Some of the actors in The Merry Wives of Windsor pose backstage before the show.

By John Ahlin

 This is the third in a series of blog posts written by the actor playing Sir John Falstaff in this season’s The Merry Wives of Windsor.

It’s good to share the stage with great people. One of the funniest things I have even seen happened a few shows ago during The Merry Wives of Windsor. I, as Falstaff, deliver two pieces of bad news to the thinly disguised Master Ford,played by masterful Geoffrey Kent. Geoff takes a big gulp of sack, and does two quite funny spit-takes, one after each piece of news.

But on this intermittently rainy night the temperature and dew point collided and Geoff’s first spit-take condensed into a very visible cloud and floated away on the gentle breeze. I was looking away but turned just in time to glimpse the cloud and hear the audience laughing heartily at so odd a sight. Geoff and I mutually knew, with another spit-take coming, to let things simply play out. I again turned away, delivered piece of bad news two, heard the spit-take, and turned back only to see a brilliantly lit, eight-foot tall vaguely human-like vapor moving at me. I calmly stepped aside as the graceful apparition crossed the stage and exited down the stage left ramp into the night. The audience was in hysterics, leaving me plenty of time to play “What the hell was that?!” and myriad weather-related mimes. It ended with huge applause, but it was the silent communication Geoff and I had, born of seventy years of combined experience, which delivered the greatest spit-take of all time.

And not only that, after countless missed entrances in the history of showbiz, it was the first mist exit.

The honor of working with so many seasoned, gifted, and generous actors is one of the great pleasures of being a guest artist with Utah Shakespeare Festival acting company. Equally joyous is being around the young actors. They will often inquire of me what it takes to “make it,” but if they only knew how much they inspire me. In them, in a very pure form, I see the desire and passion that I can say, after all these years, is the key to a life in the theatre. 

An actor is his or her own toolbox. Most everything needed to succeed is within him or her.  Gratitude is one such tool, and so to express thanks to the young artists I’ll list just a few of the tools I’ve learned are very useful in “making it.”  

Curiosity: It is the fuel of the artistic life. Think, ponder, wonder, imagine. Bill Watterson, the Calvin and Hobbes author, loved his wife for understanding that when he was staring out the window, he was at work. 

Hard Work: You achieve the greatest height by toiling upward in the night. You won’t be on Broadway tomorrow, but you can start working towards it tomorrow.

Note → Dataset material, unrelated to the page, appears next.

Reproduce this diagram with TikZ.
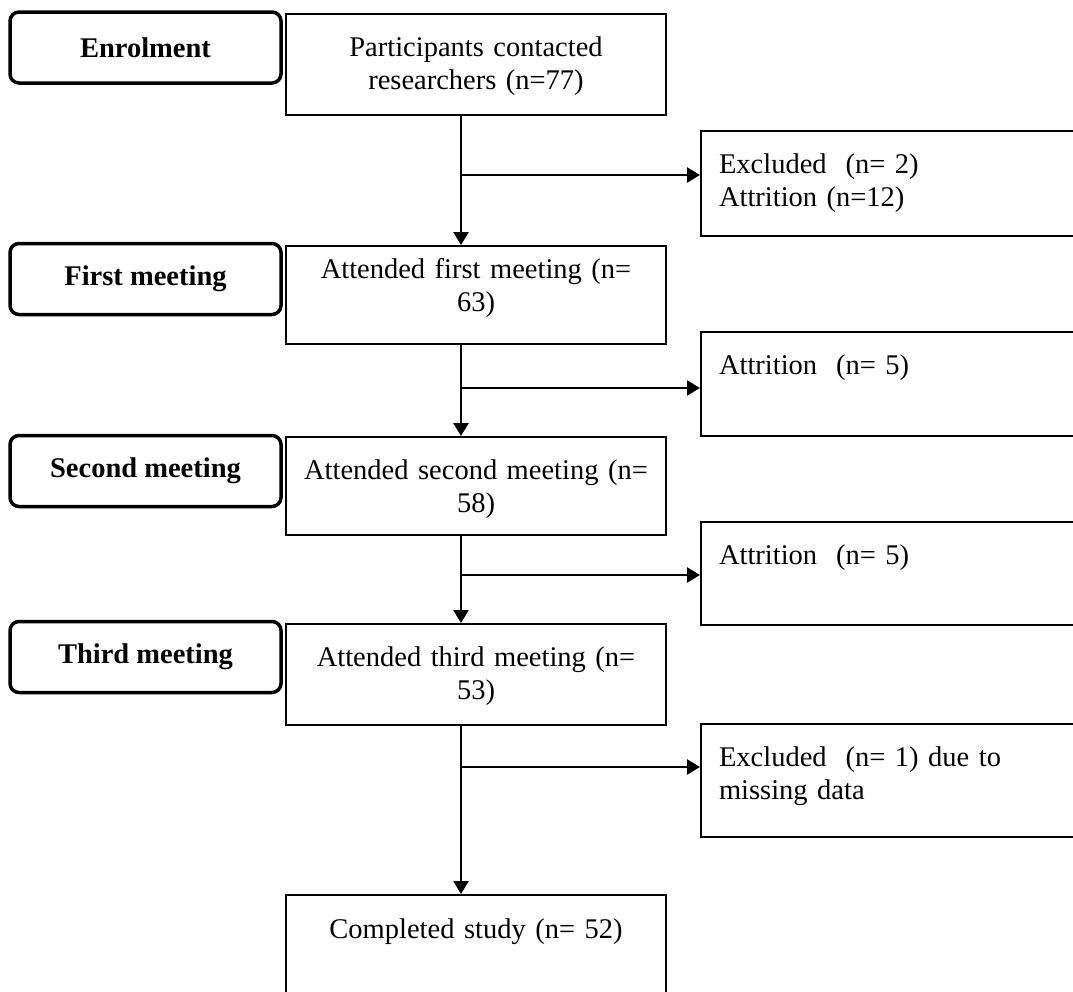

Tenacity: Don’t give up. Dr. Seuss’s first book was rejected twenty-seven times. ‘Nuff said.

Humility: Assume you are no better than anyone, but know you are no worse. Your opinions have more value the less you express them.

Reputation: Acting is a profession with so many facets you can’t control. Who you are is something you can.

Courage: Know skeptical fish live the longest, but be brave and say yes to the seemingly impossible; otherwise you’ll never know what’s possible.

Devotion: Care, truly care, about the thing itself, whatever it is you choose to do.